Fake Instagram followers are accounts that follow a profile but are not real, engaged users. They fall into several categories:
- Bot accounts: Automated accounts created in bulk, often with no profile photo, no posts, and zero activity
- Ghost followers: Real accounts that were created for follower-selling purposes but are never actively used
- Low-quality followers: Accounts from follower-exchange programs where users follow others in exchange for follows — there's no genuine interest
- Recycled accounts: Old Instagram accounts repurposed as followers after being inactive for years
How Fake Follower Purchases Work
Follower-buying services deliver a specified number of followers to an account within 24–72 hours. They do this by either creating new bot accounts or using an existing network of dormant accounts to follow the target profile. The result in the growth data is unmistakable: a massive, sudden spike in follower count followed by a gradual decay as Instagram's spam detection removes the fake accounts.

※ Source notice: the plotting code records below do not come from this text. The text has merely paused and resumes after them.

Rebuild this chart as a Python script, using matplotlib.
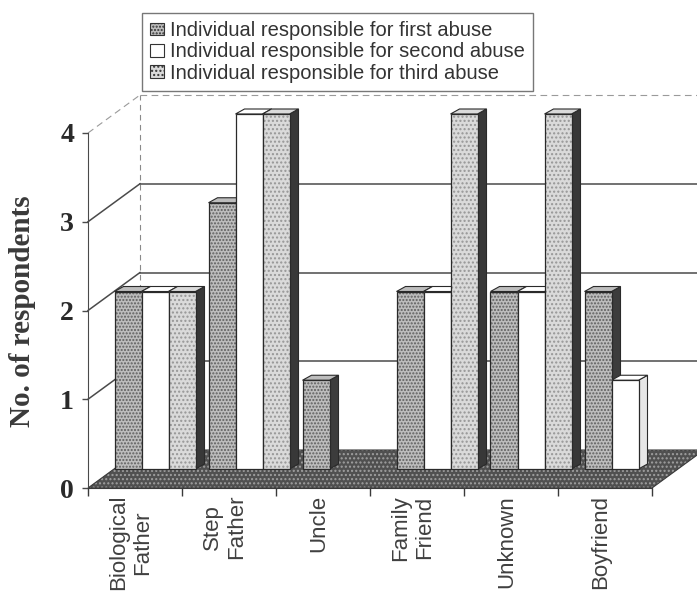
import matplotlib
matplotlib.use('Agg')
import matplotlib.pyplot as plt
from matplotlib.patches import Patch, Polygon

categories = ['Biological\nFather', 'Step\nFather', 'Uncle',
              'Family\nFriend', 'Unknown', 'Boyfriend']
first_abuse = [2, 3, 1, 2, 2, 2]
second_abuse = [2, 4, 0, 2, 2, 1]
third_abuse = [2, 4, 0, 4, 4, 0]
series_names = ['Individual responsible for first abuse',
                'Individual responsible for second abuse',
                'Individual responsible for third abuse']
y_ticks = [0, 1, 2, 3, 4]

# face, hatch, hatch colour, side face
styles = [
    dict(face='#bdbdbd', hatch='.....', hcol='#5e5e5e', side='#3c3c3c'),
    dict(face='#ffffff', hatch=None, hcol='#ffffff', side='#e6e6e6'),
    dict(face='#dadada', hatch='....', hcol='#969696', side='#383838'),
]

W, H = 697, 595
fig = plt.figure(figsize=(W / 100, H / 100), dpi=100)
# front plane of the chart box, in pixels
ax = fig.add_axes([88 / W, 107 / H, 564 / W, 355 / H])
ax.set_xlim(0, len(categories))
ax.set_ylim(0, 4)
ax.patch.set_alpha(0)

# pixel -> data unit conversion for the oblique projection
PX_X = len(categories) / 564
PX_Y = 4 / 355
BACK = (52 * PX_X, 38 * PX_Y)      # back wall offset
PLANE = (20 * PX_X, 19 * PX_Y)     # plane the columns stand on
DEPTH = (9 * PX_X, 5 * PX_Y)       # column depth

n = len(categories)
line_col = '#4a4a4a'

# floor
floor_pts = [(0, 0), (n, 0), (n + BACK[0], BACK[1]), (BACK[0], BACK[1])]
ax.add_patch(Polygon(floor_pts, closed=True, facecolor='#505050',
                     edgecolor='#a0a0a0', hatch='....', lw=0, zorder=1,
                     clip_on=False))
ax.add_patch(Polygon(floor_pts, closed=True, fill=False, edgecolor='#3a3a3a',
                     lw=0.8, zorder=1.1, clip_on=False))

# gridlines on the side and back walls
for v in y_ticks[1:]:
    style = dict(color=line_col, lw=1.1) if v < 4 else \
        dict(color='#9a9a9a', lw=0.8, ls=(0, (6, 4)))
    ax.plot([0, BACK[0]], [v, v + BACK[1]], clip_on=False, zorder=0.5, **style)
    ax.plot([BACK[0], n + BACK[0]], [v + BACK[1]] * 2, clip_on=False,
            zorder=0.5, **style)
ax.plot([BACK[0]] * 2, [BACK[1], 4 + BACK[1]], color='#8a8a8a', lw=0.8,
        ls=(0, (5, 4)), clip_on=False, zorder=0.5)

# columns: front face via ax.bar, top and side faces as polygons
values = [first_abuse, second_abuse, third_abuse]
w = 27 / 94
for k, (vals, st) in enumerate(zip(values, styles)):
    lefts = [i + 0.5 + (k - 1.5) * w + PLANE[0]
             for i in range(n) if vals[i] > 0]
    heights = [v for v in vals if v > 0]
    ax.bar(lefts, heights, width=w, bottom=PLANE[1], align='edge',
           color=st['face'], edgecolor=st['hcol'], hatch=st['hatch'],
           lw=0, zorder=3 + k + 0.05, clip_on=False)
    ax.bar(lefts, heights, width=w, bottom=PLANE[1], align='edge', fill=False,
           edgecolor='#2a2a2a', lw=0.9, zorder=3 + k + 0.06, clip_on=False)
    for x0, v in zip(lefts, heights):
        x1 = x0 + w
        y0, y1 = PLANE[1], PLANE[1] + v
        side = [(x1, y0), (x1, y1), (x1 + DEPTH[0], y1 + DEPTH[1]),
                (x1 + DEPTH[0], y0 + DEPTH[1])]
        top = [(x0, y1), (x1, y1), (x1 + DEPTH[0], y1 + DEPTH[1]),
               (x0 + DEPTH[0], y1 + DEPTH[1])]
        ax.add_patch(Polygon(side, closed=True, facecolor=st['side'],
                             edgecolor='#2a2a2a', lw=0.8, zorder=3 + k,
                             clip_on=False))
        ax.add_patch(Polygon(top, closed=True, facecolor=st['face'],
                             edgecolor='#2a2a2a', lw=0.8,
                             zorder=3 + k + 0.01, clip_on=False))

# axes: front vertical axis and front floor edge
for s in ['top', 'right']:
    ax.spines[s].set_visible(False)
ax.spines['left'].set_color(line_col)
ax.spines['bottom'].set_color('#3a3a3a')
ax.spines['left'].set_zorder(2)
ax.set_yticks(y_ticks)
ax.set_yticklabels([str(v) for v in y_ticks], fontsize=20,
                   fontfamily='Liberation Serif', fontweight='bold',
                   color='#2a2a2a')
ax.tick_params(axis='y', length=4, width=1, color=line_col, pad=6)
ax.set_xticks(range(n + 1), minor=True)
ax.set_xticks([i + 0.45 for i in range(n)])
ax.set_xticklabels(categories, rotation=90, fontsize=16,
                   fontfamily='Liberation Sans', color='#404040',
                   va='top', ha='center', multialignment='center')
ax.tick_params(axis='x', which='major', length=0, pad=5)
ax.tick_params(axis='x', which='minor', length=6, width=1, color='#3a3a3a')

fig.text(23 / W, 1 - 311 / H, 'No. of respondents', rotation=90,
         fontsize=21, fontfamily='Liberation Serif', fontweight='bold',
         color='#3a3a3a', ha='center', va='center')

handles = [Patch(facecolor=st['face'], edgecolor='#333333', hatch=st['hatch'],
                 lw=0.8) for st in styles]
leg = fig.legend(handles, series_names, loc='upper left',
                 bbox_to_anchor=(142 / W, 1 - 13 / H), frameon=True,
                 fancybox=False, edgecolor='#777777', framealpha=1,
                 prop={'family': 'Liberation Sans', 'size': 14.5},
                 handlelength=0.7, handleheight=0.6, handletextpad=0.3,
                 labelspacing=0.12, borderpad=0.4, borderaxespad=0)
leg.get_frame().set_linewidth(1.0)
for t in leg.get_texts():
    t.set_color('#333333')

fig.savefig('out.png', dpi=100)
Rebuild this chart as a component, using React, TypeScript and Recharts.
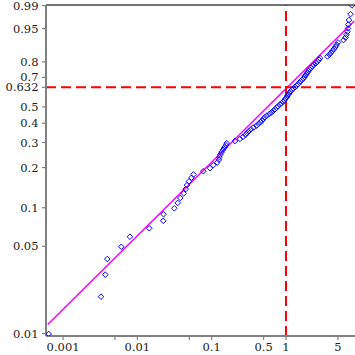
import React from 'react';
import { ScatterChart, Scatter, XAxis, YAxis, ReferenceLine } from 'recharts';

const failureTimes = [
  0.00064, 0.00324, 0.0037, 0.00394, 0.00607, 0.00794, 0.01445, 0.0223, 0.0225, 0.0314,
  0.0349, 0.0378, 0.042, 0.0447, 0.0465, 0.0495, 0.0535, 0.0569, 0.0771, 0.0949,
  0.1051, 0.119, 0.1254, 0.1273, 0.1305, 0.1355, 0.1419, 0.1486, 0.1557, 0.1591,
  0.206, 0.2404, 0.2638, 0.2851, 0.2985, 0.3177, 0.338, 0.3655, 0.4009, 0.4265,
  0.4537, 0.4753, 0.4977, 0.5213, 0.5546, 0.5998, 0.6381, 0.6788, 0.711, 0.7498,
  0.7801, 0.83, 0.8698, 0.9198, 0.9546, 0.9847, 1.0219, 1.0476, 1.0805, 1.1146,
  1.1497, 1.2043, 1.254, 1.3218, 1.3932, 1.4501, 1.5193, 1.5672, 1.642, 1.72,
  1.7742, 1.83, 1.8878, 1.9473, 2.0088, 2.0722, 2.1706, 2.2738, 2.3818, 2.5337,
  2.6546, 2.7805, 2.8682, 3.6182, 3.8505, 4.0337, 4.2251, 4.426, 4.6365, 4.8126,
  5.0107, 5.9402, 6.3228, 6.5222, 6.7271, 6.8321, 6.8957, 7.046, 7.382, 7.7322,
];

const yTickProbs = [0.01, 0.05, 0.1, 0.2, 0.3, 0.4, 0.5, 0.632, 0.7, 0.8, 0.95, 0.99];
const yTickLabels = ['0.01', '0.05', '0.1', '0.2', '0.3', '0.4', '0.5', '0.632', '0.7', '0.8', '0.95', '0.99'];
const xTickValues = [0.001, 0.005, 0.01, 0.05, 0.1, 0.5, 1, 5];
const xTickLabels = ['0.001', '', '0.01', '', '0.1', '0.5', '1', '5'];

// fitted Weibull line endpoints (time, probability)
const fitTimes = [0.000621, 8.3];
const fitProbs = [0.01182, 0.9685];

// characteristic-life crosshair
const refTime = 1;
const refProb = 0.632;

// axis ranges
const timeRange = [0.000589, 8.49];
const probRange = [0.009544, 0.99049];

const weib = (p: number) => Math.log(-Math.log(1 - p));
const lg = (t: number) => Math.log10(t);

const n = failureTimes.length;
const points = failureTimes.map((t, i) => ({ x: lg(t), y: weib((i + 1) / (n + 1)) }));

const xTicks = xTickValues.map(lg);
const yTicks = yTickProbs.map(weib);

const closestLabel = (v: number, ticks: number[], labels: string[]) => {
  let best = 0;
  for (let i = 1; i < ticks.length; i++) {
    if (Math.abs(ticks[i] - v) < Math.abs(ticks[best] - v)) best = i;
  }
  return labels[best];
};

const Diamond = (props: any) => {
  const { cx, cy } = props;
  const r = 2.8;
  return (
    <path
      d={`M${cx},${cy - r}L${cx + r},${cy}L${cx},${cy + r}L${cx - r},${cy}Z`}
      fill="none"
      stroke="#0000ff"
      strokeWidth={1}
    />
  );
};

const font = { fontFamily: 'DejaVu Serif', fontSize: 11.5, fill: '#222' };

export default function App() {
  return (
    <div style={{ position: 'absolute', left: 0, top: 0, background: '#fff' }}>
      <ScatterChart width={355} height={355} margin={{ top: 5, right: 0, bottom: 0, left: 0 }}>
        <XAxis
          type="number"
          dataKey="x"
          domain={[lg(timeRange[0]), lg(timeRange[1])]}
          ticks={xTicks}
          interval={0}
          allowDataOverflow
          height={19}
          stroke="#808080"
          axisLine={{ stroke: '#808080', strokeWidth: 2 }}
          tickLine={{ stroke: '#808080', strokeWidth: 1.2 }}
          tickSize={4}
          tickMargin={3}
          tick={font}
          tickFormatter={(v: number) => closestLabel(v, xTicks, xTickLabels)}
        />
        <YAxis
          type="number"
          dataKey="y"
          domain={[weib(probRange[0]), weib(probRange[1])]}
          ticks={yTicks}
          interval={0}
          allowDataOverflow
          width={46}
          stroke="#808080"
          axisLine={{ stroke: '#808080', strokeWidth: 2 }}
          tickLine={{ stroke: '#808080', strokeWidth: 1.2 }}
          tickSize={4}
          tickMargin={3.5}
          tick={font}
          tickFormatter={(v: number) => closestLabel(v, yTicks, yTickLabels)}
        />
        <ReferenceLine y={weib(probRange[1])} stroke="#444" strokeWidth={1.5} />
        <ReferenceLine
          segment={[
            { x: lg(fitTimes[0]), y: weib(fitProbs[0]) },
            { x: lg(fitTimes[1]), y: weib(fitProbs[1]) },
          ]}
          stroke="#ff00ff"
          strokeWidth={1.5}
        />
        <Scatter data={points} shape={Diamond} isAnimationActive={false} />
        <ReferenceLine x={lg(refTime)} stroke="#ff0000" strokeWidth={2} strokeDasharray="10 5" />
        <ReferenceLine y={weib(refProb)} stroke="#ff0000" strokeWidth={2} strokeDasharray="10 5" />
      </ScatterChart>
    </div>
  );
}
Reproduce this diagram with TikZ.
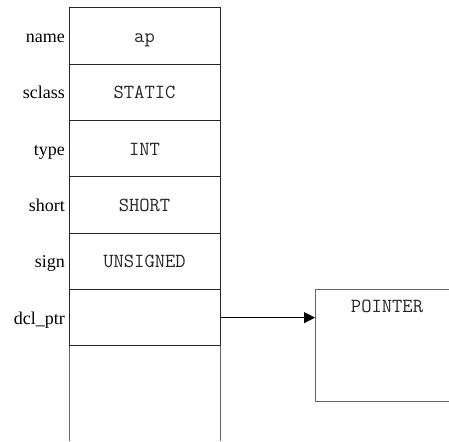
\documentclass[tikz,border=0pt]{standalone}
\usepackage{fontspec}
\setmainfont{Liberation Serif}
\usetikzlibrary{arrows.meta}
\tikzset{
  cell/.style={draw=black!85, line width=1pt, minimum width=151pt, minimum height=56.3pt, inner sep=0pt, outer sep=0pt},
  val/.style={anchor=base, font=\fontsize{20}{20}\ttfamily, text=black!85, inner sep=0pt},
  lab/.style={anchor=base east, font=\fontsize{18}{18}\selectfont, inner sep=0pt},
  ext/.style={draw=black!60, line width=1pt},
  ptrbox/.style={draw=black!60, line width=1pt, minimum width=144pt, minimum height=112.5pt, inner sep=0pt, outer sep=0pt},
  link/.style={line width=1pt, -{Triangle[length=11pt,width=11pt]}}
}
\begin{document}
\begin{tikzpicture}[x=1pt,y=-1pt]
\useasboundingbox (0,0) rectangle (449,441);
\clip (0,0) rectangle (449,441);
\foreach \n/\l/\v [count=\i from 0] in {c0/name/ap, c1/sclass/STATIC, c2/type/INT, c3/short/SHORT, c4/sign/UNSIGNED, c5/dcl\_ptr/{}} {
  \node[cell] (\n) at (144.5, 36.15+56.3*\i) {};
  \node[val] (v\n) at (144.5, 42.65+56.3*\i) {\v};
  \node[lab] (l\n) at (65, 42.65+56.3*\i) {\l};
}
\coordinate (bl) at (69,441);
\coordinate (br) at (220,441);
\draw[ext] (c5.south west) -- (bl);
\draw[ext] (c5.south east) -- (br);
\node[ptrbox] (ptr) at (387,345.5) {};
\node[val] (ptrtext) at (387,312.7) {POINTER};
\draw[link] (c5.east) -- (c5.east -| ptr.west);
\end{tikzpicture}
\end{document}
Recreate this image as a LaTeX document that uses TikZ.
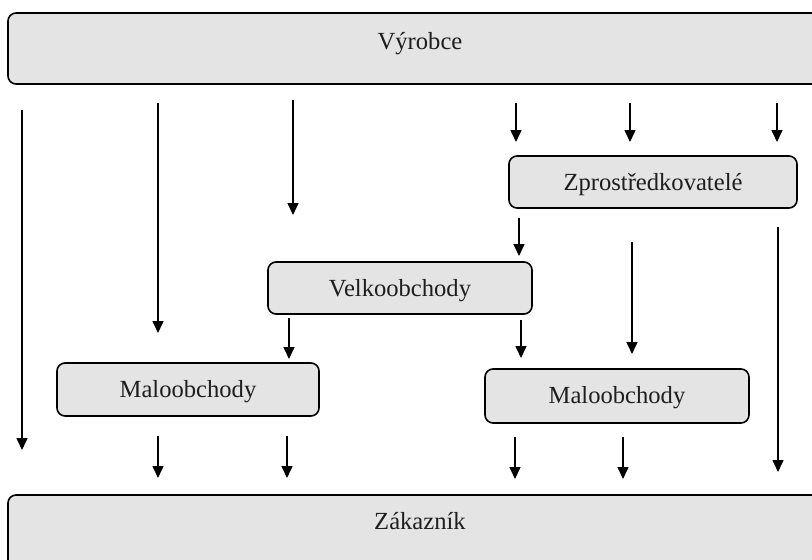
\documentclass[tikz,border=0pt]{standalone}
\usepackage{fontspec}
\setmainfont{Liberation Serif}
\usetikzlibrary{arrows.meta}
\definecolor{boxfill}{HTML}{E4E4E4}
\definecolor{boxtext}{HTML}{1E1E1E}
\tikzset{
  box/.style={draw, line width=1.6pt, rounded corners=8pt, fill=boxfill,
    text=boxtext, font=\fontsize{24.6}{28}\selectfont, inner sep=0pt},
  smallbox/.style={box, text height=34pt, text depth=18pt},
  bigbox/.style={box, minimum width=824pt},
  arr/.style={line width=1.6pt, -{Triangle[length=12pt,width=11pt]}}
}
\begin{document}
\begin{tikzpicture}[x=1pt,y=1pt]
                \clip (0,0) rectangle (812,-560);
                \fill[white] (0,0) rectangle (812,-560);
                \node[bigbox, text height=36pt, text depth=35pt] (vyrobce) at (420,-48.5) {Výrobce};
                \node[bigbox, text height=34pt, text depth=51pt] (zakaznik) at (420,-537.5) {Zákazník};
                \node[smallbox, minimum width=288pt] (zpro) at (653,-182) {Zprostředkovatelé};
                \node[smallbox, minimum width=264pt] (velko) at (400,-288) {Velkoobchody};
                \node[smallbox, minimum width=262pt, text depth=19pt] (maloA) at (188,-389.5) {Maloobchody};
                \node[smallbox, minimum width=264pt, text depth=20pt] (maloB) at (617,-396) {Maloobchody};
                \foreach \i/\x/\ya/\yb in {1/22/110/450, 2/158/103/333, 3/293/100/215,
                    4/516/103/142, 5/630/103/142, 6/777/103/142,
                    7/519/218/256, 8/632/242/354, 9/778/227/472,
                    10/289/318/359, 11/521/320/358,
                    12/158/436/478, 13/287/436/478, 14/515/437/479, 15/623/437/479}
                {
                  \coordinate (s\i) at (\x,-\ya);
                  \coordinate (e\i) at (\x,-\yb);
                  \draw[arr] (s\i) -- (e\i);
                }
            \end{tikzpicture}
\end{document}
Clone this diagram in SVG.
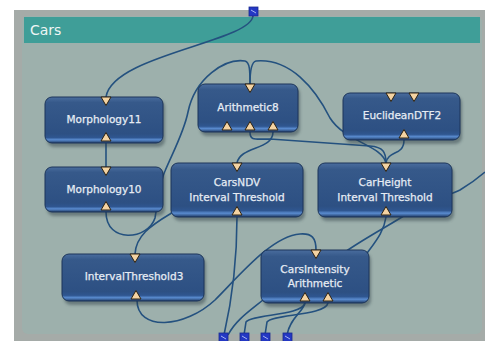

The Authenticity Score: How We Detect Fake Followers
After collecting at least five follower count snapshots for an account, our tracker calculates an authenticity score based on growth pattern analysis. The score runs from 0 to 100, where higher is more authentic.
The analysis looks for these signals:
- Spike magnitude: A single-day gain that is many times larger than the average baseline gain is a red flag
- Spike-and-decay: A large spike followed by a downward trend as Instagram removes bots
- Velocity consistency: Organic growth is relatively consistent; purchased growth creates impossible velocity spikes
- Growth smoothness: Real audiences grow gradually with some variance; fake growth creates sharp discontinuities
- Recovery pattern: After a bot purge, organic accounts continue growing; accounts built on purchased followers often plateau or decline
Reading the Authenticity Score
| Score Range | Label | What It Means |
|---|---|---|
| 80–100 | Authentic | Growth pattern is consistent with organic audience building. No significant suspicious spikes detected. |
| 50–79 | Suspicious | One or more growth events appear anomalous. May include some purchased followers mixed with organic growth. |
| 0–49 | Likely Fake | Multiple clear signals of purchased follower activity. The account has very likely bought followers. |
Visual Patterns That Signal Fake Followers
The Classic Spike-and-Decay
The most obvious fake follower pattern: follower count jumps by 10,000–100,000 over 2–3 days, then slowly decreases over the following weeks as Instagram removes the bot accounts. The account's prior growth rate might have been 100 followers per day; suddenly it jumps to 30,000 per day, then immediately starts declining.
Multiple Purchase Rounds
Some accounts repeatedly purchase followers to maintain an appearance of growth. This creates a sawtooth pattern on the growth chart: repeated spikes followed by decays, like a graph of repeated follower purchases and subsequent bot purges.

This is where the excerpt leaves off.